■ YOUR OBJECTIVE: Give back the full listing, character for character, with no pictures.

■ AVAILABLE DATA:

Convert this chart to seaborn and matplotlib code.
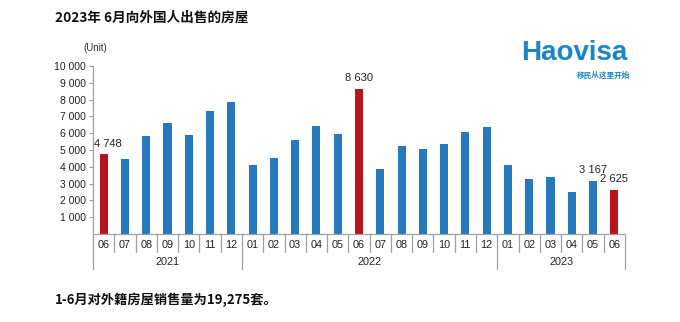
import matplotlib
matplotlib.use("Agg")
import matplotlib.pyplot as plt
import matplotlib.transforms as mtransforms
import seaborn as sns
import pandas as pd

# ---- data ----
years = ["2021"] * 7 + ["2022"] * 12 + ["2023"] * 6
months = ["06", "07", "08", "09", "10", "11", "12",
          "01", "02", "03", "04", "05", "06", "07", "08", "09", "10", "11", "12",
          "01", "02", "03", "04", "05", "06"]
sales = [4748, 4470, 5830, 6590, 5870, 7350, 7830,
         4110, 4550, 5570, 6410, 5930, 8630, 3890, 5210, 5030, 5370, 6090, 6370,
         4130, 3270, 3370, 2510, 3167, 2625]
highlight = [True, False, False, False, False, False, False,
             False, False, False, False, False, True, False, False, False, False, False, False,
             False, False, False, False, False, True]
labelled = [0, 12, 23, 24]
y_ticks = [1000, 2000, 3000, 4000, 5000, 6000, 7000, 8000, 9000, 10000]

title = "2023年 6月向外国人出售的房屋"
footer = "1-6月对外籍房屋销售量为19,275套。"
unit = "(Unit)"
logo = "Haovisa"
logo_sub = "移民从这里开始"

BLUE = "#2878bd"
RED = "#b3161c"

sns.set_theme(style="white")
plt.rcParams["font.family"] = ["Liberation Sans", "Noto Sans CJK SC", "DejaVu Sans"]

df = pd.DataFrame({"key": [f"{y}-{m}" for y, m in zip(years, months)],
                   "sales": sales})
palette = {k: (RED if h else BLUE) for k, h in zip(df["key"], highlight)}

fig = plt.figure(figsize=(6.8, 3.22), dpi=100)
ax = fig.add_axes([93 / 680, 1 - 234 / 322, (625 - 93) / 680, 168 / 322])

sns.barplot(data=df, x="key", y="sales", hue="key", palette=palette,
            width=0.38, legend=False, ax=ax, saturation=1,
            edgecolor="none")

ax.set_xlim(-0.5, len(sales) - 0.5)
ax.set_ylim(0, 10000)
ax.set_yticks(y_ticks)
ax.set_yticklabels([f"{v:,}".replace(",", " ") for v in y_ticks])
ax.set_xticks([])
ax.set_xlabel("")
ax.set_ylabel("")
for s in ["top", "right"]:
    ax.spines[s].set_visible(False)
for s in ["left", "bottom"]:
    ax.spines[s].set_color("#a0a0a0")
    ax.spines[s].set_linewidth(0.9)
ax.tick_params(axis="y", which="both", left=True, length=3, width=0.8,
               color="#a0a0a0", labelsize=7.5, labelcolor="#222222", pad=2)

# data labels
for i in labelled:
    ax.text(i + (0.2 if i == 0 else 0), sales[i] + 330, f"{sales[i]:,}".replace(",", " "),
            ha="center", va="bottom", fontsize=8, color="#222222")

# category axis: month boxes and year groups
trans = mtransforms.blended_transform_factory(ax.transData, ax.transAxes)
n = len(sales)
year_starts = [i for i in range(n) if i == 0 or years[i] != years[i - 1]]
for b in range(n + 1):
    is_year = (b in year_starts) or b == n
    y_end = -0.21 if is_year else -0.108
    ax.plot([b - 0.5, b - 0.5], [0, y_end], transform=trans, color="#a0a0a0",
            lw=0.9, clip_on=False)
for i, m in enumerate(months):
    ax.text(i, -0.065, m, transform=trans, ha="center", va="center",
            fontsize=7.8, color="#222222")
for k, s in enumerate(year_starts):
    e = year_starts[k + 1] if k + 1 < len(year_starts) else n
    ax.text((s + e - 1) / 2, -0.168, years[s], transform=trans, ha="center",
            va="center", fontsize=7.8, color="#222222")

# texts
cjk = ["Noto Sans CJK SC", "DejaVu Sans"]
fig.text(55 / 680, 1 - 18 / 322, title, ha="left", va="center", fontsize=9.8,
         fontweight="bold", family=cjk, color="#111111")
fig.text(55 / 680, 1 - 300 / 322, footer, ha="left", va="center", fontsize=9.5,
         fontweight="bold", family=cjk, color="#111111")
fig.text(95 / 680, 1 - 48 / 322, unit, ha="center", va="center", fontsize=7,
         color="#333333")
fig.text(627 / 680, 1 - 53 / 322, logo, ha="right", va="center", fontsize=20,
         fontweight="bold", color="#1a86c8", family=["Liberation Sans"])
fig.text(630 / 680, 1 - 75.5 / 322, logo_sub, ha="right", va="center", fontsize=5.5,
         fontweight="bold", color="#1a86c8", family=cjk)

fig.savefig("out.png", dpi=100)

■ RESPONSE TO THE EXERCISE:
Convert this chart to seaborn and matplotlib code.
import matplotlib
matplotlib.use("Agg")
import matplotlib.pyplot as plt
import matplotlib.transforms as mtransforms
import seaborn as sns
import pandas as pd

# ---- data ----
years = ["2021"] * 7 + ["2022"] * 12 + ["2023"] * 6
months = ["06", "07", "08", "09", "10", "11", "12",
          "01", "02", "03", "04", "05", "06", "07", "08", "09", "10", "11", "12",
          "01", "02", "03", "04", "05", "06"]
sales = [4748, 4470, 5830, 6590, 5870, 7350, 7830,
         4110, 4550, 5570, 6410, 5930, 8630, 3890, 5210, 5030, 5370, 6090, 6370,
         4130, 3270, 3370, 2510, 3167, 2625]
highlight = [True, False, False, False, False, False, False,
             False, False, False, False, False, True, False, False, False, False, False, False,
             False, False, False, False, False, True]
labelled = [0, 12, 23, 24]
y_ticks = [1000, 2000, 3000, 4000, 5000, 6000, 7000, 8000, 9000, 10000]

title = "2023年 6月向外国人出售的房屋"
footer = "1-6月对外籍房屋销售量为19,275套。"
unit = "(Unit)"
logo = "Haovisa"
logo_sub = "移民从这里开始"

BLUE = "#2878bd"
RED = "#b3161c"

sns.set_theme(style="white")
plt.rcParams["font.family"] = ["Liberation Sans", "Noto Sans CJK SC", "DejaVu Sans"]

df = pd.DataFrame({"key": [f"{y}-{m}" for y, m in zip(years, months)],
                   "sales": sales})
palette = {k: (RED if h else BLUE) for k, h in zip(df["key"], highlight)}

fig = plt.figure(figsize=(6.8, 3.22), dpi=100)
ax = fig.add_axes([93 / 680, 1 - 234 / 322, (625 - 93) / 680, 168 / 322])

sns.barplot(data=df, x="key", y="sales", hue="key", palette=palette,
            width=0.38, legend=False, ax=ax, saturation=1,
            edgecolor="none")

ax.set_xlim(-0.5, len(sales) - 0.5)
ax.set_ylim(0, 10000)
ax.set_yticks(y_ticks)
ax.set_yticklabels([f"{v:,}".replace(",", " ") for v in y_ticks])
ax.set_xticks([])
ax.set_xlabel("")
ax.set_ylabel("")
for s in ["top", "right"]:
    ax.spines[s].set_visible(False)
for s in ["left", "bottom"]:
    ax.spines[s].set_color("#a0a0a0")
    ax.spines[s].set_linewidth(0.9)
ax.tick_params(axis="y", which="both", left=True, length=3, width=0.8,
               color="#a0a0a0", labelsize=7.5, labelcolor="#222222", pad=2)

# data labels
for i in labelled:
    ax.text(i + (0.2 if i == 0 else 0), sales[i] + 330, f"{sales[i]:,}".replace(",", " "),
            ha="center", va="bottom", fontsize=8, color="#222222")

# category axis: month boxes and year groups
trans = mtransforms.blended_transform_factory(ax.transData, ax.transAxes)
n = len(sales)
year_starts = [i for i in range(n) if i == 0 or years[i] != years[i - 1]]
for b in range(n + 1):
    is_year = (b in year_starts) or b == n
    y_end = -0.21 if is_year else -0.108
    ax.plot([b - 0.5, b - 0.5], [0, y_end], transform=trans, color="#a0a0a0",
            lw=0.9, clip_on=False)
for i, m in enumerate(months):
    ax.text(i, -0.065, m, transform=trans, ha="center", va="center",
            fontsize=7.8, color="#222222")
for k, s in enumerate(year_starts):
    e = year_starts[k + 1] if k + 1 < len(year_starts) else n
    ax.text((s + e - 1) / 2, -0.168, years[s], transform=trans, ha="center",
            va="center", fontsize=7.8, color="#222222")

# texts
cjk = ["Noto Sans CJK SC", "DejaVu Sans"]
fig.text(55 / 680, 1 - 18 / 322, title, ha="left", va="center", fontsize=9.8,
         fontweight="bold", family=cjk, color="#111111")
fig.text(55 / 680, 1 - 300 / 322, footer, ha="left", va="center", fontsize=9.5,
         fontweight="bold", family=cjk, color="#111111")
fig.text(95 / 680, 1 - 48 / 322, unit, ha="center", va="center", fontsize=7,
         color="#333333")
fig.text(627 / 680, 1 - 53 / 322, logo, ha="right", va="center", fontsize=20,
         fontweight="bold", color="#1a86c8", family=["Liberation Sans"])
fig.text(630 / 680, 1 - 75.5 / 322, logo_sub, ha="right", va="center", fontsize=5.5,
         fontweight="bold", color="#1a86c8", family=cjk)

fig.savefig("out.png", dpi=100)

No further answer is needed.